Recorrieron el huerto abandonado; una alfombra espesa de lampazos y beleños, de digitales y de ortigas cubría el suelo. En medio, rodeado de un círculo de arrayanes amarillos, se levantaba un cenador con una puerta podrida; dentro de él se advertían en las paredes restos de pintura y de dorado. En la vieja tapia se enredaban las hiedras. Envuelta en su follaje negruzco y adosada a la pared se adivinaba una fuente con una cabeza de Medusa, por cuya boca, de un caño roñoso, salía un hilo cristalino que caía sonoro sobre el pilón cuadrado, lleno de agua hasta los bordes. Había para subir a la fuente dos anchos escalones musgosos, y los hierbajos y las higueras silvestres nacían en las junturas, levantando las losas. Entre las hierbas brotaba un pedestal de mármol, y un naranjo silvestre, con sus frutos pequeños y rojos, parecía salpicado de sangre.

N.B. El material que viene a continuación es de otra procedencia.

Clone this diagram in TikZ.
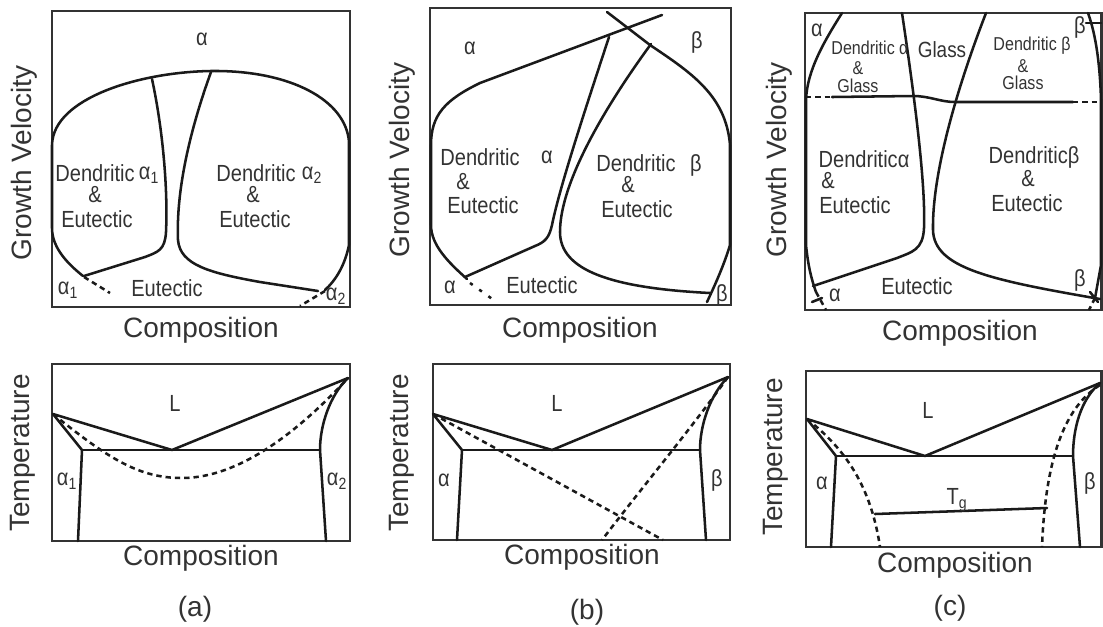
\documentclass[tikz,border=0pt]{standalone}
\usepackage{fontspec}
\setmainfont{Liberation Sans}
\newfontfamily\condfont[FakeStretch=0.86]{Liberation Sans}
\definecolor{boxgray}{HTML}{333333}
\definecolor{txtgray}{HTML}{333333}
\definecolor{ink}{HTML}{1A1A1A}
\begin{document}
\begin{tikzpicture}[x=0.75pt,y=-0.75pt,
  frame/.style={draw=boxgray,line width=1.7pt},
  curve/.style={draw=ink,line width=1.9pt,line join=round,line cap=round},
  dsh/.style={draw=ink,line width=1.9pt,dash pattern=on 4pt off 3pt},
  sparse/.style={draw=ink,line width=1.9pt,dash pattern=on 2.5pt off 6pt},
  lab/.style={font=\condfont\fontsize{17.5}{19}\selectfont,text=txtgray,inner sep=0pt},
  mid/.style={font=\condfont\fontsize{16.5}{18}\selectfont,text=txtgray,inner sep=0pt},
  small/.style={font=\condfont\fontsize{14}{16}\selectfont,text=txtgray,inner sep=0pt},
  axis/.style={font=\fontsize{21}{24}\selectfont,text=txtgray,inner sep=0pt},
  vaxis/.style={axis,rotate=90}]
\useasboundingbox (0,0) rectangle (1103,626);

%%%%%%%%%%%%%%%% (a) top
\draw[frame] (52,11) rectangle (350,307);
\draw[curve] (83,276) .. controls (68,264) and (52,248) .. (52,228) -- (52,145)
  .. controls (53,98) and (140,72) .. (211,71)
  .. controls (290,70) and (346,100) .. (349,142) -- (349,245)
  .. controls (345,265) and (336,280) .. (325,290);
\draw[dsh] (84,277) -- (110,293);
\draw[dsh] (325,291) -- (300,306);
\draw[curve] (152,79) .. controls (163,130) and (168,190) .. (166,232)
  .. controls (165,250) and (158,252) .. (145,257) -- (84,276);
\draw[curve] (211,72) .. controls (190,130) and (176,190) .. (178,240)
  .. controls (180,265) and (210,273) .. (260,282) -- (318,291);
\node[lab] (a1) at (202,39) {α};
\node[lab] (a2) at (95,173) {Dendritic};
\node[lab] (a3) at (149,175) {α\textsubscript{1}};
\node[lab] (a4) at (95,195) {\&};
\node[lab] (a5) at (97,219) {Eutectic};
\node[lab] (a6) at (256,173) {Dendritic};
\node[lab] (a7) at (312,175) {α\textsubscript{2}};
\node[lab] (a8) at (253,195) {\&};
\node[lab] (a9) at (255,219) {Eutectic};
\node[lab] (a10) at (68,290) {α\textsubscript{1}};
\node[lab] (a11) at (167,288) {Eutectic};
\node[lab] (a12) at (336,296) {α\textsubscript{2}};
\node[vaxis] (a13) at (24,163) {Growth Velocity};
\node[axis] (a14) at (201,330) {Composition};

%%%%%%%%%%%%%%%% (a) bottom
\draw[frame] (52,364) rectangle (350,541);
\draw[curve] (53,414) -- (82,450) -- (78,541);
\draw[curve] (53,414) -- (172,450) -- (348,378);
\draw[curve] (82,450) -- (320,450);
\draw[curve] (348,378) .. controls (330,395) and (320,425) .. (320,450) -- (326,541);
\draw[dsh] (53,414) .. controls (110,460) and (140,478) .. (182,478)
  .. controls (240,478) and (300,430) .. (348,378);
\node[lab] (b1) at (175,403) {L};
\node[lab] (b2) at (67,481) {α\textsubscript{1}};
\node[lab] (b3) at (337,481) {α\textsubscript{2}};
\node[vaxis] (b4) at (23,453) {Temperature};
\node[axis] (b5) at (201,558) {Composition};
\node[axis] (b6) at (195,609) {(a)};

%%%%%%%%%%%%%%%% (b) top
\draw[frame] (430,8) rectangle (731,305);
\draw[curve] (467,279) .. controls (448,262) and (431,245) .. (431,225) -- (431,145)
  .. controls (431,115) and (445,100) .. (480,83) -- (662,15);
\draw[sparse] (470,283) -- (495,301);
\draw[curve] (609,37) .. controls (590,95) and (560,185) .. (552,225)
  .. controls (549,238) and (545,242) .. (535,246) -- (465,277);
\draw[curve] (607,12) -- (650,45) .. controls (690,72) and (726,95) .. (730,145)
  -- (730,245) .. controls (724,265) and (715,285) .. (707,302);
\draw[curve] (651,44) .. controls (610,100) and (560,180) .. (560,232)
  .. controls (560,270) and (610,288) .. (710,293);
\node[lab] (c1) at (470,48) {α};
\node[lab] (c2) at (697,42) {β};
\node[lab] (c3) at (480,157) {Dendritic};
\node[lab] (c4) at (547,157) {α};
\node[lab] (c5) at (463,182) {\&};
\node[lab] (c6) at (483,205) {Eutectic};
\node[lab] (c7) at (636,163) {Dendritic};
\node[lab] (c8) at (696,165) {β};
\node[lab] (c9) at (628,185) {\&};
\node[lab] (c10) at (637,209) {Eutectic};
\node[lab] (c11) at (450,287) {α};
\node[lab] (c12) at (542,285) {Eutectic};
\node[lab] (c13) at (722,295) {β};
\node[vaxis] (c14) at (402,160) {Growth Velocity};
\node[axis] (c15) at (580,330) {Composition};

%%%%%%%%%%%%%%%% (b) bottom
\draw[frame] (433,364) rectangle (730,540);
\draw[curve] (433,414) -- (462,450) -- (457,540);
\draw[curve] (433,414) -- (552,450) -- (728,377);
\draw[curve] (462,450) -- (700,450);
\draw[curve] (728,377) .. controls (710,395) and (700,425) .. (700,450) -- (706,540);
\draw[dsh] (433,414) -- (663,540);
\draw[dsh] (728,377) .. controls (690,430) and (640,490) .. (602,540);
\node[lab] (d1) at (557,403) {L};
\node[lab] (d2) at (444,480) {α};
\node[lab] (d3) at (717,480) {β};
\node[vaxis] (d4) at (402,453) {Temperature};
\node[axis] (d5) at (582,557) {Composition};
\node[axis] (d6) at (587,612) {(b)};

%%%%%%%%%%%%%%%% (c) top
\draw[frame] (805,13) rectangle (1101.5,310);
\draw[curve] (842,13) .. controls (825,40) and (807,70) .. (806,100) -- (806,245)
  .. controls (808,265) and (811,278) .. (816,292);
\draw[dsh] (816,292) -- (826,310);
\draw[curve] (812,302) -- (822,298);
\draw[dsh] (806,97) -- (832,97);
\draw[curve] (832,97) -- (913,96) .. controls (930,96) and (940,102) .. (955,102) -- (1073,102);
\draw[dsh] (1073,102) -- (1101,102);
\draw[curve] (902,13) .. controls (912,80) and (926,180) .. (924,228)
  .. controls (923,250) and (912,252) .. (897,258) -- (813,286);
\draw[curve] (986,13) .. controls (960,80) and (932,170) .. (933,230)
  .. controls (934,268) and (990,280) .. (1100,299);
\draw[curve] (1088,13) .. controls (1096,35) and (1100,65) .. (1101,100) -- (1101,265) -- (1095,298);
\draw[dsh] (1095,298) -- (1089,310);
\draw[curve] (1090,292) -- (1098,302);
\draw[curve] (1086,23) -- (1101,23);
\node[lab] (e1) at (817,30) {α};
\node[small] (e2) at (870,48) {Dendritic α};
\node[small] (e3) at (858,68) {\&};
\node[small] (e4) at (858,86) {Glass};
\node[mid] (e5) at (942,50) {Glass};
\node[small] (e6) at (1032,46) {Dendritic β};
\node[small] (e7) at (1023,66) {\&};
\node[small] (e8) at (1023,83) {Glass};
\node[lab] (e9) at (864,159) {Dendriticα};
\node[lab] (e10) at (828,181) {\&};
\node[lab] (e11) at (855,205) {Eutectic};
\node[lab] (e12) at (1034,157) {Dendriticβ};
\node[lab] (e13) at (1028,179) {\&};
\node[lab] (e14) at (1027,203) {Eutectic};
\node[lab] (e15) at (917,286) {Eutectic};
\node[lab] (e16) at (835,295) {α};
\node[lab] (e17) at (1080,280) {β};
\node[lab] (e18) at (1080,27) {β};
\node[vaxis] (e19) at (779,160) {Growth Velocity};
\node[axis] (e20) at (960,333) {Composition};

%%%%%%%%%%%%%%%% (c) bottom
\draw[frame] (806,371) rectangle (1101.5,547);
\draw[curve] (807,419) -- (836,456) -- (831,547);
\draw[curve] (807,419) -- (925,456) -- (1100,383);
\draw[curve] (836,456) -- (1073,456);
\draw[curve] (1100,383) .. controls (1080,400) and (1073,430) .. (1073,456) -- (1080,547);
\draw[dsh] (807,419) .. controls (840,445) and (870,480) .. (880,547);
\draw[dsh] (1100,385) .. controls (1060,410) and (1045,470) .. (1042,547);
\draw[curve] (875,514) -- (1047,508);
\node[lab] (f1) at (928,410) {L};
\node[lab] (f2) at (822,483) {α};
\node[lab] (f3) at (1090,483) {β};
\node[lab] (f4) at (957,500) {T\textsubscript{g}};
\node[vaxis] (f5) at (776,457) {Temperature};
\node[axis] (f6) at (955,565) {Composition};
\node[axis] (f7) at (950,608) {(c)};
\end{tikzpicture}
\end{document}
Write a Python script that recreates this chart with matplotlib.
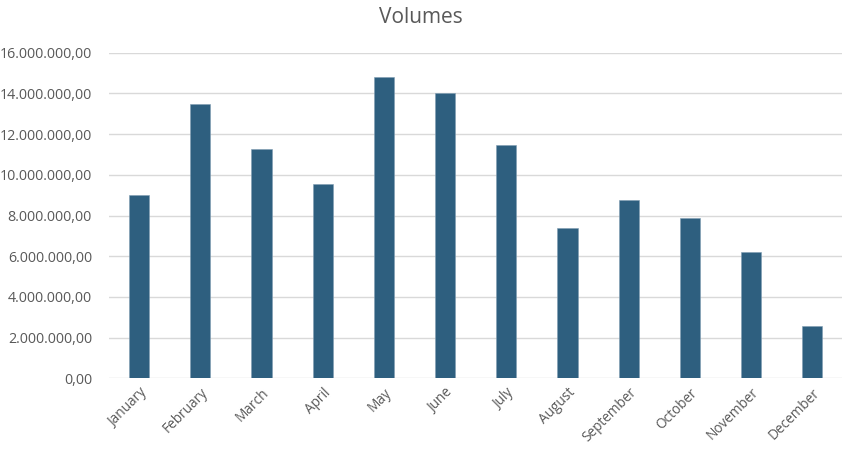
import matplotlib
matplotlib.use("Agg")
import matplotlib.pyplot as plt
from matplotlib.ticker import FuncFormatter, MultipleLocator

months = ["January", "February", "March", "April", "May", "June", "July",
          "August", "September", "October", "November", "December"]
volumes = [8990000, 13480000, 11280000, 9560000, 14790000, 14030000, 11450000,
           7390000, 8760000, 7870000, 6210000, 2570000]

text_color = "#595959"
bar_color = "#2E5F7F"
grid_color = "#D9D9D9"

plt.rcParams["font.family"] = ["Open Sans", "DejaVu Sans"]

fig = plt.figure(figsize=(8.42, 4.51), dpi=100)
ax = fig.add_axes([0.129, 0.161, 0.872, 0.722])

x = range(len(months))
ax.bar(x, volumes, width=0.33, color=bar_color, edgecolor="#7F9DB3",
       linewidth=0.4, zorder=3)

ax.set_xlim(-0.5, len(months) - 0.5)
ax.set_ylim(0, 16000000)
ax.yaxis.set_major_locator(MultipleLocator(2000000))


def eu_fmt(v, pos):
    s = f"{v:,.2f}"
    return s.replace(",", "X").replace(".", ",").replace("X", ".")


ax.yaxis.set_major_formatter(FuncFormatter(eu_fmt))
ax.grid(axis="y", color=grid_color, linewidth=1.0, zorder=0)
for sp in ax.spines.values():
    sp.set_visible(False)

ax.set_xticks(list(x))
ax.set_xticklabels(months, rotation=45, ha="right", rotation_mode="anchor",
                   fontsize=9.8, color=text_color)
ax.tick_params(axis="both", length=0, labelcolor=text_color)
ax.tick_params(axis="y", labelsize=10.3, pad=12)
ax.tick_params(axis="x", pad=5)

fig.text(0.5, 0.962, "Volumes", ha="center", va="center",
         fontsize=15, color=text_color)

fig.savefig("out.png", dpi=100)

¿Alguien ha visto una metáfora? Aparte del “salpicado de sangre”, ¿alguien ha encontrado alguna comparación? Y, sin embargo, ¿alguien duda de que se trata de un petit poéme? Hemos sobrevalorado las metáforas. O más bien las hemos confundido con las imágines. Virgilio describía con exactitud escenas de la naturaleza que eran hondas metáforas, pero no hacía retruécanos. La vanguardia instaló una dictadura del retruécano gratuito que afectó, y de qué modo, a la prosa, así que esta limpidez, esta tersura, esta perfección en el dominio del ritmo y del lenguaje nos parecen la única poética que merece la pena. Baroja, a los 32 años, ya llevaba años dominándola, pero se nota que entre El Mayorazgo de Labraz y La feria de los discretos ya han pasado Fernando y Manuel, los paisajes del 98 y los arrabales de Madrid. El folletín vasco era de prosa más desparramada, más grandilocuente y recargada de influencias, pero esta pieza cordobesa es, en parte, como los cuadros que su amigo Darío de Regoyos pintaría en el viaje que ambos hicieron a Córdoba, y del que salió la novela.
            Se ha dicho, por cierto, que La feria de los discretos es algo así como un pastiche de la literatura regionalista, o del romanticismo a lo Irving, e incluso he leído por ahí que en Córdoba hay eruditos que la toman como la típica imagen de la Andalucía de hamaca y de guitarra. En absoluto. Decir que María Lucena, la amante bailarina de Quintín, es un topicazo folklórico es tan estúpido como decirlo de María Coral, otra vez Mendoza. Aunque solo sea por las magníficas descripciones de Córdoba y alrededores, ya deberían mirar en Córdoba esta novela con más afecto que miran en Zaragoza la que les dedicó Galdós. Allí sí que los llamó brutos, allí.
            Quizá esa crítica facilona sea un lugar común como otros muchos sobre Baroja, nacidos de leer tan solo las primeras páginas, los libros por encima, la plantilla folletinesca del principio, no las curvas que vienen después, sorprendentes para el lector y, se nota, y para bien, que también para el autor, que incluso interviene, en forma de señor de barba negra, un tal Escobedo, para insistir en la juerga literaria que se está corriendo con la gente del bronce, y el poco afecto que le inspiran quienes viven más allá de sus novelas.